■ GIVEN DATA:
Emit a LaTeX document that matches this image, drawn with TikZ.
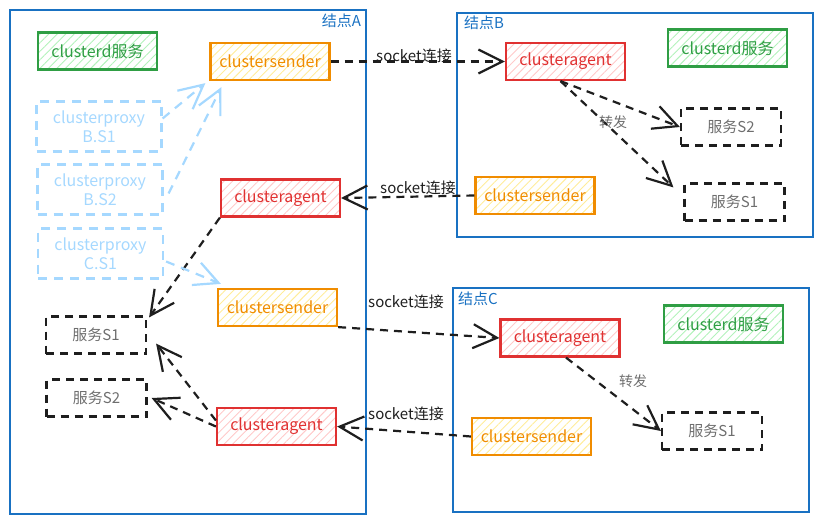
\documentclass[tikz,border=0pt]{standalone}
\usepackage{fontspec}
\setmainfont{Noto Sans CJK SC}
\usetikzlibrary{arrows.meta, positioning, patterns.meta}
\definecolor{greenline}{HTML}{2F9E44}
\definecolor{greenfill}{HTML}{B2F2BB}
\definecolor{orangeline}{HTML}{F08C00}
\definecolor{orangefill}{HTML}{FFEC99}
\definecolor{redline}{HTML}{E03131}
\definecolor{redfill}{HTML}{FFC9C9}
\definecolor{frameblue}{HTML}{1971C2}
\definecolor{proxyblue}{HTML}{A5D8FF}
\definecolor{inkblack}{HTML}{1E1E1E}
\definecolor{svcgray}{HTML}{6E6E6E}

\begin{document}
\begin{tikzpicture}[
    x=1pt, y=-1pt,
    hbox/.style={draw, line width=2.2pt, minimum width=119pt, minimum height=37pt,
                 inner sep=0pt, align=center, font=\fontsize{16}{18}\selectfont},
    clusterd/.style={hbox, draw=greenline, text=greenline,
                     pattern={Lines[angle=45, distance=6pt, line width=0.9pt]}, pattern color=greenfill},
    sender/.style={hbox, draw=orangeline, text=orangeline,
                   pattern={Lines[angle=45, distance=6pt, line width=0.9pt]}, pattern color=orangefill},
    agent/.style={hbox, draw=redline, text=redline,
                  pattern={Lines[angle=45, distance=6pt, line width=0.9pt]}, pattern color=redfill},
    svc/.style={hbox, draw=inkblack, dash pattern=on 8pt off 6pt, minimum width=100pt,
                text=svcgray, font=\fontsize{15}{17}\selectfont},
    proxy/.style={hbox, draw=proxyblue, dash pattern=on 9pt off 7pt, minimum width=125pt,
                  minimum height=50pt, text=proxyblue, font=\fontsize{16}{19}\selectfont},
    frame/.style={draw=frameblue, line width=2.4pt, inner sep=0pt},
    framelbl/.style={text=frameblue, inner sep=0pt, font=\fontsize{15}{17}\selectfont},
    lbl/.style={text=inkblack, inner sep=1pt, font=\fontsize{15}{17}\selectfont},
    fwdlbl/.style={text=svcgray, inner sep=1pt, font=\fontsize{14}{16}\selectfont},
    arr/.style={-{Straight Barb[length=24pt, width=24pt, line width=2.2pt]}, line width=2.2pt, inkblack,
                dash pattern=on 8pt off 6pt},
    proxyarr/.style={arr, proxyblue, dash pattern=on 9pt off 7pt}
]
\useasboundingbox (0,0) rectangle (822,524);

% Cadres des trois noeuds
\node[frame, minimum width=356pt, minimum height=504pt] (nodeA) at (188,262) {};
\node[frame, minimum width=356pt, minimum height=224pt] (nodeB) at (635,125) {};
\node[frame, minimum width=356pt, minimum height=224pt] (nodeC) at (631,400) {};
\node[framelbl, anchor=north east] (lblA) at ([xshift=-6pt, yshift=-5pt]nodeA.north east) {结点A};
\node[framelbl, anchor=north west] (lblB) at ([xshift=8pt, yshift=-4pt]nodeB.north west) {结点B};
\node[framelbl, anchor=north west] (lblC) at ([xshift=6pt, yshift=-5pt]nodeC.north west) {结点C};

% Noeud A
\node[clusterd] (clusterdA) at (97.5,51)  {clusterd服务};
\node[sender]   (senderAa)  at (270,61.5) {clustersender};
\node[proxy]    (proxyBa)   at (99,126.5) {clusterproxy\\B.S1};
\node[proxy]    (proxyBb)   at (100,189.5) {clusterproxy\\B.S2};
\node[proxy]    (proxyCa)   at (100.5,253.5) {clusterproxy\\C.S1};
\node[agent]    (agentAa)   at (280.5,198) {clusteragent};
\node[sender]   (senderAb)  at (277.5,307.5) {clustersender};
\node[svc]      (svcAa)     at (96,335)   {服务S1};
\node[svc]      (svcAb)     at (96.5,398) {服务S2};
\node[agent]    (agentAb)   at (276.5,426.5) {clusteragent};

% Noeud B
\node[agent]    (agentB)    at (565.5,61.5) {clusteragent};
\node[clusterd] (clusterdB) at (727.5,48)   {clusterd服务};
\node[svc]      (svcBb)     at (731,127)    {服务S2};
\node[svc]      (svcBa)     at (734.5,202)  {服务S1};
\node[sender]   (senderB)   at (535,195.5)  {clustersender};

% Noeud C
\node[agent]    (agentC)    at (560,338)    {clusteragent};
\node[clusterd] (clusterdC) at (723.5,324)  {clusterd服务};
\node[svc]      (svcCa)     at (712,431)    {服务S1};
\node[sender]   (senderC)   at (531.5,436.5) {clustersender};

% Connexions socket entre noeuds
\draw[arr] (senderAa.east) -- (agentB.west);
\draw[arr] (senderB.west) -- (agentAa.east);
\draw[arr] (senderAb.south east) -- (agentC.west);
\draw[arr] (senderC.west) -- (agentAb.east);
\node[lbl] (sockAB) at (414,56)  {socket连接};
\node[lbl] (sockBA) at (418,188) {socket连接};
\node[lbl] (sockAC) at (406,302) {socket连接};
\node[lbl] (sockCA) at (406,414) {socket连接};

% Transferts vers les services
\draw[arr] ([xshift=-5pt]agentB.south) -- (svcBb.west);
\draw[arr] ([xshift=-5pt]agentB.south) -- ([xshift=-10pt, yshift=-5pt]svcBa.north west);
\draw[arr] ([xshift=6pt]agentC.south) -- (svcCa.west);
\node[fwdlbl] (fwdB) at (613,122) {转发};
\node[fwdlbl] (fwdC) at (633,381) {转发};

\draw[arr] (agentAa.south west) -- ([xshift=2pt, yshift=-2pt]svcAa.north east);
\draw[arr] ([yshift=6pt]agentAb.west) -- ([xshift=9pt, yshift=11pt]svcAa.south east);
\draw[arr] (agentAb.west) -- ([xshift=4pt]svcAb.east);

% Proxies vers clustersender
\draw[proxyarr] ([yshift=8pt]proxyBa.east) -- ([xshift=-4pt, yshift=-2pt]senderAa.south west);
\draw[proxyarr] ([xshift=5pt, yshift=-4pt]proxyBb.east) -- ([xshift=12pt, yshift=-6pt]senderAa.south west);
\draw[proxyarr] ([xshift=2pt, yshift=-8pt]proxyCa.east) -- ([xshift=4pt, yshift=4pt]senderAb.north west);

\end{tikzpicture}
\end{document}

■ PROBLEM: Please set down each line of the data above exactly as written, without the pictures.

■ RESPONSE TO THE EXERCISE:
Emit a LaTeX document that matches this image, drawn with TikZ.
\documentclass[tikz,border=0pt]{standalone}
\usepackage{fontspec}
\setmainfont{Noto Sans CJK SC}
\usetikzlibrary{arrows.meta, positioning, patterns.meta}
\definecolor{greenline}{HTML}{2F9E44}
\definecolor{greenfill}{HTML}{B2F2BB}
\definecolor{orangeline}{HTML}{F08C00}
\definecolor{orangefill}{HTML}{FFEC99}
\definecolor{redline}{HTML}{E03131}
\definecolor{redfill}{HTML}{FFC9C9}
\definecolor{frameblue}{HTML}{1971C2}
\definecolor{proxyblue}{HTML}{A5D8FF}
\definecolor{inkblack}{HTML}{1E1E1E}
\definecolor{svcgray}{HTML}{6E6E6E}

\begin{document}
\begin{tikzpicture}[
    x=1pt, y=-1pt,
    hbox/.style={draw, line width=2.2pt, minimum width=119pt, minimum height=37pt,
                 inner sep=0pt, align=center, font=\fontsize{16}{18}\selectfont},
    clusterd/.style={hbox, draw=greenline, text=greenline,
                     pattern={Lines[angle=45, distance=6pt, line width=0.9pt]}, pattern color=greenfill},
    sender/.style={hbox, draw=orangeline, text=orangeline,
                   pattern={Lines[angle=45, distance=6pt, line width=0.9pt]}, pattern color=orangefill},
    agent/.style={hbox, draw=redline, text=redline,
                  pattern={Lines[angle=45, distance=6pt, line width=0.9pt]}, pattern color=redfill},
    svc/.style={hbox, draw=inkblack, dash pattern=on 8pt off 6pt, minimum width=100pt,
                text=svcgray, font=\fontsize{15}{17}\selectfont},
    proxy/.style={hbox, draw=proxyblue, dash pattern=on 9pt off 7pt, minimum width=125pt,
                  minimum height=50pt, text=proxyblue, font=\fontsize{16}{19}\selectfont},
    frame/.style={draw=frameblue, line width=2.4pt, inner sep=0pt},
    framelbl/.style={text=frameblue, inner sep=0pt, font=\fontsize{15}{17}\selectfont},
    lbl/.style={text=inkblack, inner sep=1pt, font=\fontsize{15}{17}\selectfont},
    fwdlbl/.style={text=svcgray, inner sep=1pt, font=\fontsize{14}{16}\selectfont},
    arr/.style={-{Straight Barb[length=24pt, width=24pt, line width=2.2pt]}, line width=2.2pt, inkblack,
                dash pattern=on 8pt off 6pt},
    proxyarr/.style={arr, proxyblue, dash pattern=on 9pt off 7pt}
]
\useasboundingbox (0,0) rectangle (822,524);

% Cadres des trois noeuds
\node[frame, minimum width=356pt, minimum height=504pt] (nodeA) at (188,262) {};
\node[frame, minimum width=356pt, minimum height=224pt] (nodeB) at (635,125) {};
\node[frame, minimum width=356pt, minimum height=224pt] (nodeC) at (631,400) {};
\node[framelbl, anchor=north east] (lblA) at ([xshift=-6pt, yshift=-5pt]nodeA.north east) {结点A};
\node[framelbl, anchor=north west] (lblB) at ([xshift=8pt, yshift=-4pt]nodeB.north west) {结点B};
\node[framelbl, anchor=north west] (lblC) at ([xshift=6pt, yshift=-5pt]nodeC.north west) {结点C};

% Noeud A
\node[clusterd] (clusterdA) at (97.5,51)  {clusterd服务};
\node[sender]   (senderAa)  at (270,61.5) {clustersender};
\node[proxy]    (proxyBa)   at (99,126.5) {clusterproxy\\B.S1};
\node[proxy]    (proxyBb)   at (100,189.5) {clusterproxy\\B.S2};
\node[proxy]    (proxyCa)   at (100.5,253.5) {clusterproxy\\C.S1};
\node[agent]    (agentAa)   at (280.5,198) {clusteragent};
\node[sender]   (senderAb)  at (277.5,307.5) {clustersender};
\node[svc]      (svcAa)     at (96,335)   {服务S1};
\node[svc]      (svcAb)     at (96.5,398) {服务S2};
\node[agent]    (agentAb)   at (276.5,426.5) {clusteragent};

% Noeud B
\node[agent]    (agentB)    at (565.5,61.5) {clusteragent};
\node[clusterd] (clusterdB) at (727.5,48)   {clusterd服务};
\node[svc]      (svcBb)     at (731,127)    {服务S2};
\node[svc]      (svcBa)     at (734.5,202)  {服务S1};
\node[sender]   (senderB)   at (535,195.5)  {clustersender};

% Noeud C
\node[agent]    (agentC)    at (560,338)    {clusteragent};
\node[clusterd] (clusterdC) at (723.5,324)  {clusterd服务};
\node[svc]      (svcCa)     at (712,431)    {服务S1};
\node[sender]   (senderC)   at (531.5,436.5) {clustersender};

% Connexions socket entre noeuds
\draw[arr] (senderAa.east) -- (agentB.west);
\draw[arr] (senderB.west) -- (agentAa.east);
\draw[arr] (senderAb.south east) -- (agentC.west);
\draw[arr] (senderC.west) -- (agentAb.east);
\node[lbl] (sockAB) at (414,56)  {socket连接};
\node[lbl] (sockBA) at (418,188) {socket连接};
\node[lbl] (sockAC) at (406,302) {socket连接};
\node[lbl] (sockCA) at (406,414) {socket连接};

% Transferts vers les services
\draw[arr] ([xshift=-5pt]agentB.south) -- (svcBb.west);
\draw[arr] ([xshift=-5pt]agentB.south) -- ([xshift=-10pt, yshift=-5pt]svcBa.north west);
\draw[arr] ([xshift=6pt]agentC.south) -- (svcCa.west);
\node[fwdlbl] (fwdB) at (613,122) {转发};
\node[fwdlbl] (fwdC) at (633,381) {转发};

\draw[arr] (agentAa.south west) -- ([xshift=2pt, yshift=-2pt]svcAa.north east);
\draw[arr] ([yshift=6pt]agentAb.west) -- ([xshift=9pt, yshift=11pt]svcAa.south east);
\draw[arr] (agentAb.west) -- ([xshift=4pt]svcAb.east);

% Proxies vers clustersender
\draw[proxyarr] ([yshift=8pt]proxyBa.east) -- ([xshift=-4pt, yshift=-2pt]senderAa.south west);
\draw[proxyarr] ([xshift=5pt, yshift=-4pt]proxyBb.east) -- ([xshift=12pt, yshift=-6pt]senderAa.south west);
\draw[proxyarr] ([xshift=2pt, yshift=-8pt]proxyCa.east) -- ([xshift=4pt, yshift=4pt]senderAb.north west);

\end{tikzpicture}
\end{document}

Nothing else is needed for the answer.